Herrgott, was hab' ich sie atmen lassen. :lol: (bin etwas Yoga-geschädigt)
Ich habe versucht, mich in den Leser zu versetzen - warum das schwer fiel, weiß ich nicht, bin ich doch selbst die meiste Zeit einer :hmm:
@ Isegrims
Du hast mich dazu gebracht, über jedes Adjektiv eine gefühlte Ewigkeit nachzudenken. Ich sorgte mich um die Stimmung, habe aber trotzdem radikal vermieden :D
ernst offshore
Nachdem ich ja so massiv ausgemistet habe, blieb mir nur dein Lob im Hirn - auch schön.

Ein schönes Wochenende für euch. Kanji

 

Hallo Kanji, du warst fleißig, die Adjektive sind weg, das bekommt deinem Text ausgesprochen gut.

Mit dem Inhalt komme ich nur schwer zurecht. Du malst wunderschöne Bilder, Stimmungen, eine Bühne, auf der sich Figuren bewegen. Doch mir fehlt die Handlung.
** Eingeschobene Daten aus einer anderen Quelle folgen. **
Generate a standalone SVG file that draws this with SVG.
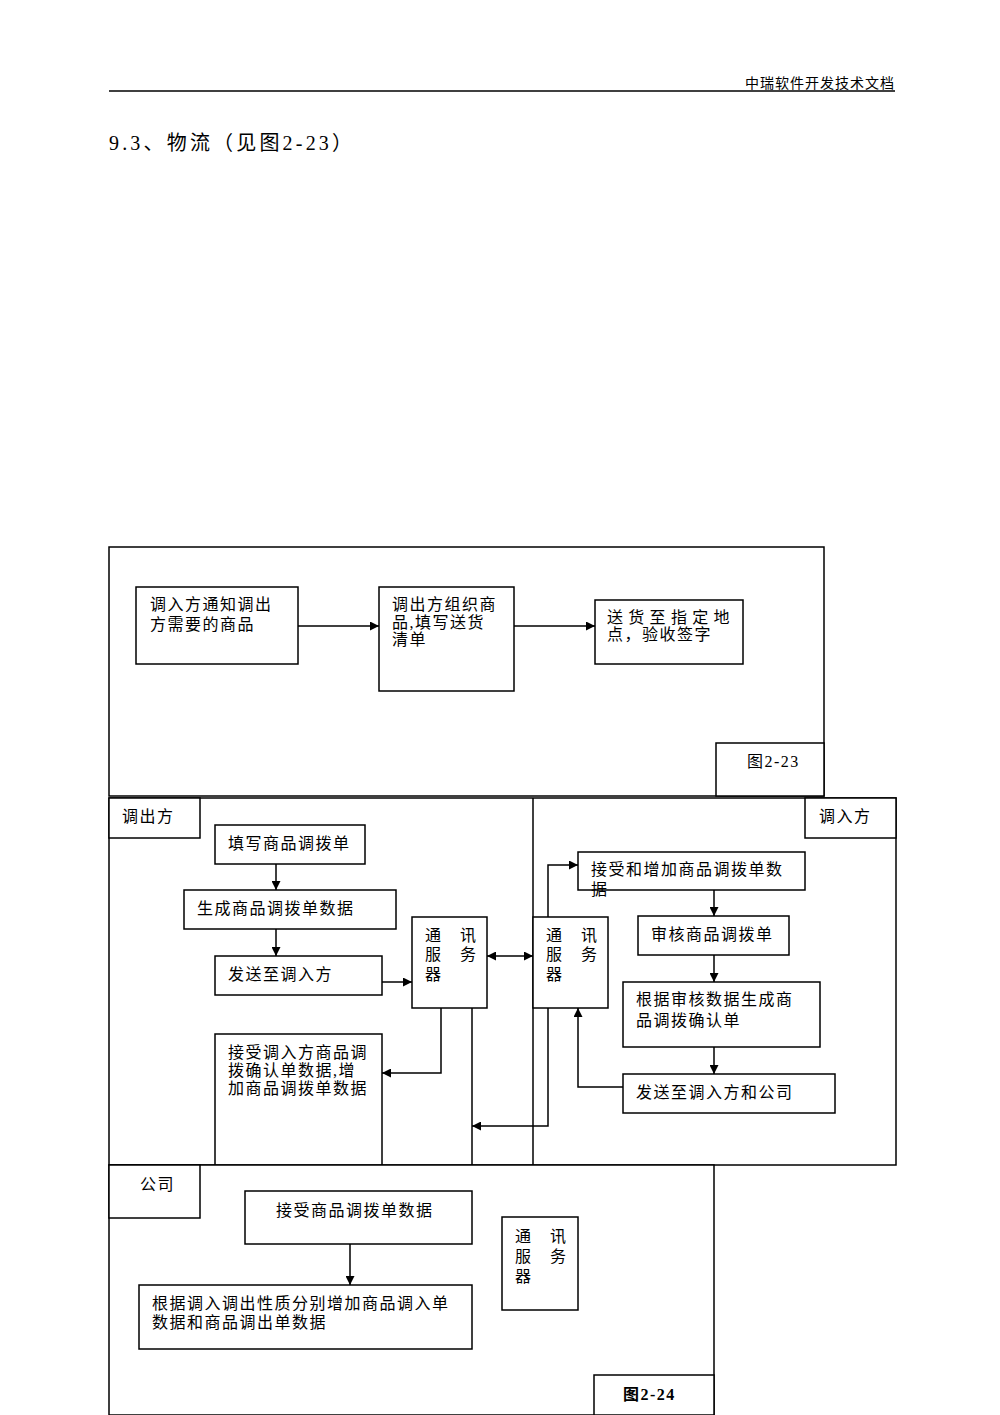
<svg xmlns="http://www.w3.org/2000/svg" width="1000" height="1415" viewBox="0 0 1000 1415">
<style>
.b{fill:#fff;stroke:#000;stroke-width:1.5}
.l{fill:none;stroke:#000;stroke-width:1.5}
text{font-family:"Liberation Serif","Noto Sans CJK SC",serif;font-size:16px;fill:#000;letter-spacing:1.5px}
</style>
<defs><marker id="a" viewBox="0 0 10 10" refX="10" refY="5" markerWidth="9" markerHeight="9" markerUnits="userSpaceOnUse" orient="auto-start-reverse"><path d="M0,0L10,5L0,10z"/></marker></defs>
<rect width="1000" height="1415" fill="#fff"/>
<text x="895" y="88" text-anchor="end" style="font-size:14px;letter-spacing:1px">中瑞软件开发技术文档</text>
<line x1="109" y1="91" x2="895" y2="91" stroke="#000" stroke-width="1.5"/>
<text x="109" y="150" style="font-size:20px;letter-spacing:0" textLength="243">9.3、物流（见图2-23）</text>
<g id="fig23"><rect class="b" x="109" y="547" width="715" height="249"/></g>
<g id="n1"><rect class="b" x="136" y="587" width="162" height="77"/><text x="150" y="610">调入方通知调出</text><text x="150" y="630">方需要的商品</text></g>
<g id="n2"><rect class="b" x="379" y="587" width="135" height="104"/><text x="392" y="610">调出方组织商</text><text x="392" y="628">品,填写送货</text><text x="392" y="645">清单</text></g>
<g id="n3"><rect class="b" x="595" y="600" width="148" height="64"/><text x="607" y="623" textLength="124">送货至指定地</text><text x="607" y="640">点，验收签字</text></g>
<g id="cap23"><rect class="b" x="716" y="743" width="108" height="53"/><text x="747" y="767">图2-23</text></g>
<g id="fig24"><rect class="b" x="109" y="798" width="787" height="367"/><line class="l" x1="533" y1="798" x2="533" y2="1165"/><line class="l" x1="472" y1="1008" x2="472" y2="1165"/></g>
<g id="out"><rect class="b" x="109" y="798" width="91" height="40"/><text x="122" y="822">调出方</text></g>
<g id="in"><rect class="b" x="805" y="798" width="91" height="40"/><text x="819" y="822">调入方</text></g>
<g id="l1"><rect class="b" x="215" y="825" width="150" height="39"/><text x="228" y="849">填写商品调拨单</text></g>
<g id="l2"><rect class="b" x="184" y="890" width="212" height="39"/><text x="197" y="914">生成商品调拨单数据</text></g>
<g id="l3"><rect class="b" x="215" y="956" width="167" height="39"/><text x="228" y="980">发送至调入方</text></g>
<g id="l4"><rect class="b" x="215" y="1034" width="167" height="131"/><text x="228" y="1058">接受调入方商品调</text><text x="228" y="1076">拨确认单数据,增</text><text x="228" y="1094">加商品调拨单数据</text></g>
<g id="s1"><rect class="b" x="412" y="917" width="75" height="91"/><text x="425" y="941">通</text><text x="460" y="941">讯</text><text x="425" y="960">服</text><text x="460" y="960">务</text><text x="425" y="980">器</text></g>
<g id="s2"><rect class="b" x="533" y="917" width="75" height="91"/><text x="546" y="941">通</text><text x="581" y="941">讯</text><text x="546" y="960">服</text><text x="581" y="960">务</text><text x="546" y="980">器</text></g>
<g id="r1"><rect class="b" x="578" y="852" width="227" height="38"/><text x="591" y="875">接受和增加商品调拨单数</text><text x="591" y="895">据</text></g>
<g id="r2"><rect class="b" x="638" y="916" width="151" height="39"/><text x="651" y="940">审核商品调拨单</text></g>
<g id="r3"><rect class="b" x="623" y="982" width="197" height="65"/><text x="636" y="1005">根据审核数据生成商</text><text x="636" y="1026">品调拨确认单</text></g>
<g id="r4"><rect class="b" x="623" y="1074" width="212" height="39"/><text x="636" y="1098">发送至调入方和公司</text></g>
<g id="comp"><rect class="b" x="109" y="1165" width="605" height="250"/></g>
<g id="compl"><rect class="b" x="109" y="1165" width="91" height="53"/><text x="140" y="1190">公司</text></g>
<g id="c1"><rect class="b" x="245" y="1191" width="227" height="53"/><text x="276" y="1216">接受商品调拨单数据</text></g>
<g id="c2"><rect class="b" x="139" y="1285" width="333" height="64"/><text x="152" y="1309">根据调入调出性质分别增加商品调入单</text><text x="152" y="1328">数据和商品调出单数据</text></g>
<g id="s3"><rect class="b" x="502" y="1217" width="76" height="93"/><text x="515" y="1242">通</text><text x="550" y="1242">讯</text><text x="515" y="1262">服</text><text x="550" y="1262">务</text><text x="515" y="1282">器</text></g>
<g id="cap24"><rect class="b" x="594" y="1375" width="120" height="40"/><text x="623" y="1400" font-weight="bold">图2-24</text></g>
<g id="connectors" class="l">
<path class="l" d="M298,626H379" marker-end="url(#a)"/>
<path class="l" d="M514,626H595" marker-end="url(#a)"/>
<path class="l" d="M276,864V890" marker-end="url(#a)"/>
<path class="l" d="M276,929V956" marker-end="url(#a)"/>
<path class="l" d="M382,982H412" marker-end="url(#a)"/>
<path class="l" d="M487,956H533" marker-start="url(#a)" marker-end="url(#a)"/>
<path class="l" d="M441,1008V1073H382" marker-end="url(#a)"/>
<path class="l" d="M548,917V865H578" marker-end="url(#a)"/>
<path class="l" d="M548,1008V1126H472" marker-end="url(#a)"/>
<path class="l" d="M714,890V916" marker-end="url(#a)"/>
<path class="l" d="M714,955V982" marker-end="url(#a)"/>
<path class="l" d="M714,1047V1074" marker-end="url(#a)"/>
<path class="l" d="M623,1087H578V1008" marker-end="url(#a)"/>
<path class="l" d="M350,1244V1285" marker-end="url(#a)"/>
</g>
</svg>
Irgendetwas sollte passieren. Deine Protagonistin bewegt sich von A nach B. Der Leser darf sie begleiten.

Es wäre hilfreich für mich, du würdest mir eine Inhaltsangabe schreiben. Was genau passiert in dieser Geschichte. Ich bleibe dran!


Liebe Grüße!
Amelie

 

Guten Abend, Amelie,

oje, wenn ich für diese kleine Geschichte eine Inhaltsangabe schreiben muss, dann ist wohl was schief gelaufen.
Du hast sehr recht, es passiert nicht viel. Es gibt keine Action, alles geschieht mit der Protagonistin. Durch diesen heißen Sommernachmittag kommt sie sich und ihren Bedürfnissen auf die Schliche. Nix Weltbewegendes, eine kleine Entwickung, die offenbar nicht durchscheint. :hmm:

Tut mir leid. Hab einen schönen Samstagabend. Kanji

 

Nein, Kanji, so schnell lass ich dich nicht los. Du musst doch eine Idee haben, was du in dieser Geschichte erzählen willst. Irgendetwas. ????????????